We were curious about whether these discussions and claims were really true. We started looking at statistics but could not make any sense of them. What do the indicated hectares mean for the local self-sufficiency levels? What are the differences between the North and the South of the state of Hesse? Given this initial premise, we performed our calculations. First, we calculated different self-sufficiency degrees for animal products (meat, eggs, dairy) and plants (cereals, legumes, vegetables, oil, sugar, potatoes) and were proven right: self-sufficiency levels are way too low for current consumption behaviour. Then, we calculated the number of livestock necessary to reach a self-sufficiency level of 100% for animal products, and compared the land consumed for feeding this livestock (SSD 100%) with the land used to feed the current livestock. In both scenarios, the land necessary for feeding exceeded the available cropland and pastureland. Thus, we adapted this method to the scenario where everyone ate as the planetary health diet recommends and could substantially decrease the number of livestock. The results show that although land to feed animals (PHD livestock) and for direct human consumption is available, we could observe that farmers’ practices are neither sustainable nor able to feed us properly. Based on these results, we developed the utopian-based model (a seven-year crop rotation and extensive husbandry) just to see what could be possible if everybody acted differently. With our calculation results, we were able to demonstrate the potential for positive change: mathematically, in this scenario, most of the regions are able to feed themselves a balanced plant-based diet and keep the necessary number of livestock in an extensive and sustainable way. However, more livestock is needed because of the consequently lower production rates.

Though not in scope of this study, the question remains about how things could change. This question is one of the most important of our time.
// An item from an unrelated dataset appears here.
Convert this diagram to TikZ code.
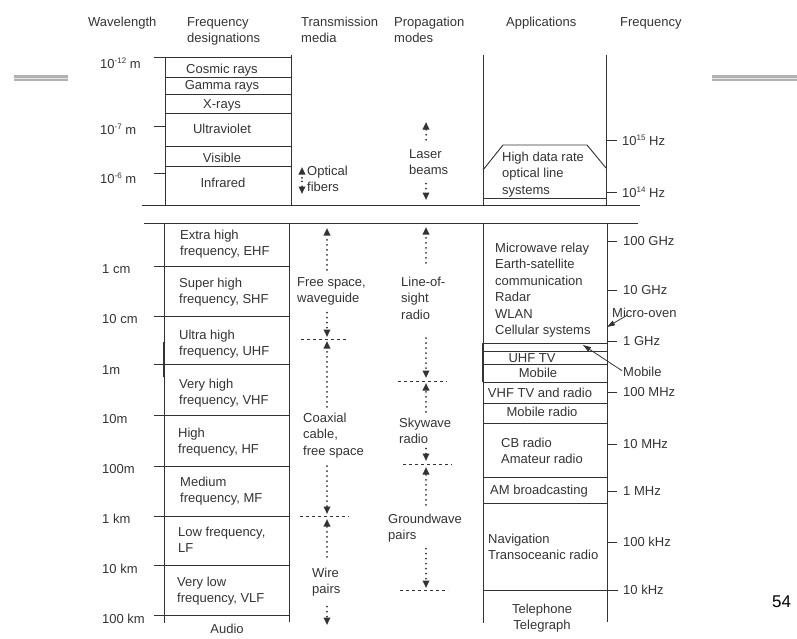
\documentclass[tikz,border=0pt]{standalone}
\usepackage{fontspec}
\setmainfont{Liberation Sans}
\usetikzlibrary{arrows.meta}
\definecolor{ink}{HTML}{333333}
\newcommand{\lft}[1]{\begin{tabular}[t]{@{}l@{}}#1\end{tabular}}
\newcommand{\ctr}[1]{\begin{tabular}[t]{@{}c@{}}#1\end{tabular}}
\newcommand{\sps}[1]{\raisebox{5pt}{\fontsize{8}{8}\selectfont #1}}

\begin{document}
\begin{tikzpicture}[x=1pt,y=-1pt,
	every node/.style={inner sep=0pt,text=ink,font=\fontsize{13}{16.5}\selectfont},
	txt/.style={anchor=base west},
	ctxt/.style={anchor=base},
	rule/.style={draw=ink,line width=0.9pt},
	dotarrow/.style={ink,line width=2pt,line cap=round,dash pattern=on 0pt off 5pt,-{Triangle[width=6.5pt,length=7.5pt]}},
	sep/.style={ink,line width=0.8pt,dash pattern=on 3pt off 3pt},
	tip/.style={ink,line width=0.8pt,-{Triangle[width=5pt,length=8pt]}}]
	\useasboundingbox (0,0) rectangle (797,638);
	% slide rules
	\fill[gray!60] (14,75) rectangle (68,81);
	\draw[gray!20,line width=1.2pt] (14,78.5) -- (68,78.5);
	\fill[gray!60] (712,75) rectangle (797,81);
	\draw[gray!20,line width=1.2pt] (712,78.5) -- (797,78.5);
	% headings
	\node[txt] (hwl) at (88,26) {Wavelength};
	\node[txt] (hfd) at (187,26) {\lft{Frequency\\designations}};
	\node[txt] (htm) at (301,26) {\lft{Transmission\\media}};
	\node[txt] (hpm) at (394,26) {\lft{Propagation\\modes}};
	\node[txt] (hap) at (506,26) {Applications};
	\node[txt] (hfr) at (620,26) {Frequency};
	% optical part
	\draw[rule] (154,57) -- (291,57);
	\draw[rule] (165,57) -- (165,205);
	\draw[rule] (291,55) -- (291,205);
	\draw[rule] (165,77) -- (291,77) (165,94) -- (291,94) (165,113) -- (291,113);
	\draw[rule] (165,146) -- (291,146) (165,166) -- (291,166);
	\draw[rule] (154,126) -- (165,126) (154,173) -- (165,173);
	\draw[rule] (142,205) -- (640,205);
	\draw[rule] (483,55) -- (483,205) (606,55) -- (606,205);
	\draw[rule] (483,198) -- (606,198);
	\draw[rule] (483,170) -- (503,145) -- (587,145) -- (606,168);
	\draw[rule] (606,140) -- (617,140) (606,192) -- (617,192);
	\node[txt] (w12) at (100,68) {10\sps{-12} m};
	\node[txt] (w7) at (100,134) {10\sps{-7} m};
	\node[txt] (w6) at (100,183) {10\sps{-6} m};
	\node[ctxt] (cos) at (222,73) {Cosmic rays};
	\node[ctxt] (gam) at (222,89) {Gamma rays};
	\node[ctxt] (xr) at (222,108) {X-rays};
	\node[ctxt] (uv) at (222,133) {Ultraviolet};
	\node[ctxt] (vis) at (222,162) {Visible};
	\node[ctxt] (ir) at (223,187) {Infrared};
	\node[txt] (opt) at (307,175) {\lft{Optical\\fibers}};
	\coordinate (op1) at (302,167);
	\coordinate (op2) at (302,194);
	\draw[dotarrow,shorten <=2pt] (opt.west -| op1) -- (op1);
	\draw[dotarrow,shorten <=1.5pt] (opt.west -| op2) -- (op2);
	\node[txt] (las) at (409,158) {\lft{Laser\\beams}};
	\coordinate (ls1) at (426,122);
	\coordinate (ls2) at (426,200);
	\draw[dotarrow,shorten <=6.5pt] (las.north -| ls1) -- (ls1);
	\draw[dotarrow,shorten <=4pt] (las.south -| ls2) -- (ls2);
	\node[txt] (hdr) at (502,161) {\lft{High data rate\\optical line\\systems}};
	\node[txt] (f15) at (622,145) {10\sps{15} Hz};
	\node[txt] (f14) at (622,197) {10\sps{14} Hz};
	% radio part
	\draw[rule] (144,223) -- (638,223);
	\draw[rule] (164,223) -- (164,623) (289,223) -- (289,622);
	\draw[ink,line width=2pt] (163.5,342) -- (163.5,377);
	\draw[rule] (154,266) -- (289,266) (154,316) -- (289,316) (154,364) -- (289,364);
	\draw[rule] (154,415) -- (289,415) (154,466) -- (289,466) (154,516) -- (289,516);
	\draw[rule] (154,565) -- (289,565) (154,615) -- (289,615);
	\node[txt] (w1cm) at (102,273) {1 cm};
	\node[txt] (w10cm) at (102,323) {10 cm};
	\node[txt] (w1m) at (102,374) {1m};
	\node[txt] (w10m) at (102,423) {10m};
	\node[txt] (w100m) at (102,473) {100m};
	\node[txt] (w1km) at (102,523) {1 km};
	\node[txt] (w10km) at (102,573) {10 km};
	\node[txt] (w100km) at (102,623) {100 km};
	\node[txt] (ehf) at (180,239) {\lft{Extra high\\frequency, EHF}};
	\node[txt] (shf) at (179,287) {\lft{Super high\\frequency, SHF}};
	\node[txt] (uhf) at (179,339) {\lft{Ultra high\\frequency, UHF}};
	\node[txt] (vhf) at (179,388) {\lft{Very high\\frequency, VHF}};
	\node[txt] (hf) at (178,437) {\lft{High\\frequency, HF}};
	\node[txt] (mf) at (180,486) {\lft{Medium\\frequency, MF}};
	\node[txt] (lf) at (178,536) {\lft{Low frequency,\\LF}};
	\node[txt] (vlf) at (177,586) {\lft{Very low\\frequency, VLF}};
	\node[ctxt] (aud) at (227,633) {Audio};
	% transmission media
	\node[txt] (fsw) at (297,286) {\lft{Free space,\\waveguide}};
	\node[txt] (cfs) at (303,422) {\lft{Coaxial\\cable,\\free space}};
	\node[txt] (wp) at (312,577) {\lft{Wire\\pairs}};
	\coordinate (tr1) at (327,228);
	\coordinate (tr2) at (327,339);
	\coordinate (tr3) at (327,516);
	\coordinate (tr4) at (327,625);
	\draw[dotarrow,shorten <=4.5pt] (fsw.north -| tr1) -- (tr1);
	\draw[dotarrow,shorten <=5pt,shorten >=2pt] (fsw.south -| tr2) -- (tr2);
	\draw[dotarrow,shorten <=3.5pt,shorten >=2pt] (cfs.north -| tr2) -- (tr2);
	\draw[dotarrow,shorten <=6pt,shorten >=2pt] (cfs.south -| tr3) -- (tr3);
	\draw[dotarrow,shorten <=8.5pt,shorten >=3pt] (wp.north -| tr3) -- (tr3);
	\draw[dotarrow,shorten <=8pt] (wp.south -| tr4) -- (tr4);
	\draw[sep] ([xshift=-26pt]tr2) -- ([xshift=21pt]tr2);
	\draw[sep] ([xshift=-27pt]tr3) -- ([xshift=22pt]tr3);
	% propagation modes
	\node[txt] (los) at (401,286) {\lft{Line-of-\\sight\\radio}};
	\node[txt] (sky) at (399,427) {\lft{Skywave\\radio}};
	\node[txt] (gnd) at (388,523) {\lft{Groundwave\\pairs}};
	\coordinate (pr1) at (426,227);
	\coordinate (pr2) at (426,381);
	\coordinate (pr3) at (426,464);
	\coordinate (pr4) at (426,590);
	\draw[dotarrow,shorten <=11.5pt] (los.north -| pr1) -- (pr1);
	\draw[dotarrow,shorten <=14pt,shorten >=3pt] (los.south -| pr2) -- (pr2);
	\draw[dotarrow,shorten <=3.5pt,shorten >=2pt] (sky.north -| pr2) -- (pr2);
	\draw[dotarrow,shorten >=3pt] (sky.south -| pr3) -- (pr3);
	\draw[dotarrow,shorten <=6.5pt,shorten >=3pt] (gnd.north -| pr3) -- (pr3);
	\draw[dotarrow,shorten <=4pt,shorten >=2pt] (gnd.south -| pr4) -- (pr4);
	\draw[sep] ([xshift=-28pt]pr2) -- ([xshift=21pt]pr2);
	\draw[sep] ([xshift=-23pt]pr3) -- ([xshift=26pt]pr3);
	\draw[sep] ([xshift=-26pt]pr4) -- ([xshift=22pt]pr4);
	% applications
	\draw[rule] (483,223) -- (483,623) (607,223) -- (607,622);
	\draw[ink,line width=2pt] (483,343) -- (483,382);
	\draw[rule] (483,343) -- (607,343) (483,351) -- (607,351) (483,364) -- (607,364);
	\draw[rule] (483,382) -- (607,382) (483,403) -- (607,403) (483,423) -- (607,423);
	\draw[rule] (483,477) -- (607,477) (483,503) -- (607,503) (483,590) -- (618,590);
	\node[txt] (mw) at (495,252) {\lft{Microwave relay\\Earth-satellite\\communication\\Radar\\WLAN\\Cellular systems}};
	\node[ctxt] (uhftv) at (532,362) {UHF TV};
	\node[ctxt] (mob) at (538,377) {Mobile};
	\node[ctxt] (vhftv) at (540,397) {VHF TV and radio};
	\node[ctxt] (mobr) at (542,416) {Mobile radio};
	\node[txt] (cb) at (501,447) {\lft{CB radio\\Amateur radio}};
	\node[ctxt] (am) at (539,494) {AM broadcasting};
	\node[txt] (nav) at (488,543) {\lft{Navigation\\Transoceanic radio}};
	\node[ctxt] (tel) at (542,613) {\ctr{Telephone\\Telegraph}};
	% frequency scale
	\draw[rule] (607,241) -- (617,241) (607,290) -- (617,290) (607,341) -- (617,341);
	\draw[rule] (607,392) -- (617,392) (607,444) -- (617,444) (607,491) -- (617,491);
	\draw[rule] (607,542) -- (617,542);
	\node[anchor=west] (f100g) at (623,241) {100 GHz};
	\node[anchor=west] (f10g) at (623,290) {10 GHz};
	\node[anchor=west] (f1g) at (623,341) {1 GHz};
	\node[anchor=west] (f100m) at (623,392) {100 MHz};
	\node[anchor=west] (f10m) at (623,444) {10 MHz};
	\node[anchor=west] (f1m) at (623,491) {1 MHz};
	\node[anchor=west] (f100k) at (623,542) {100 kHz};
	\node[anchor=west] (f10k) at (623,590) {10 kHz};
	\node[txt] (mo) at (612,317) {Micro-oven};
	\node[txt] (mbl) at (623,376) {Mobile};
	\coordinate (motip) at (607,327);
	\coordinate (mbtip) at (583,345);
	\draw[tip] ([xshift=15pt,yshift=2pt]mo.south west) -- (motip);
	\draw[tip,shorten <=1pt] (mbl.west) -- (mbtip);
	\node[txt,text=black,font=\fontsize{17}{20}\selectfont] (pg) at (772,607) {54};
\end{tikzpicture}
\end{document}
To ‘extinguish the burning house’, to rephrase Greta Thunberg’s words, we believe that we need an army of tools for this challenge. As stated above, food production accounts for about one-third of total greenhouse-gas emissions, so acting in this sector is key. Our contribution to this massive project is our model, which can be easily adapted to user-friendly tools, such as an app that shows one’s personal land consumption based on consumption behaviour, including smiley faces and frowning faces (as we have indicated above that people love them). Our figures and data can be used for campaigns and round-table discussions; policy makers can use them to convince their opponents to start changing our food systems. Even though the challenges are immense and may appear impossible to overcome, it is crucial that we persist in our efforts.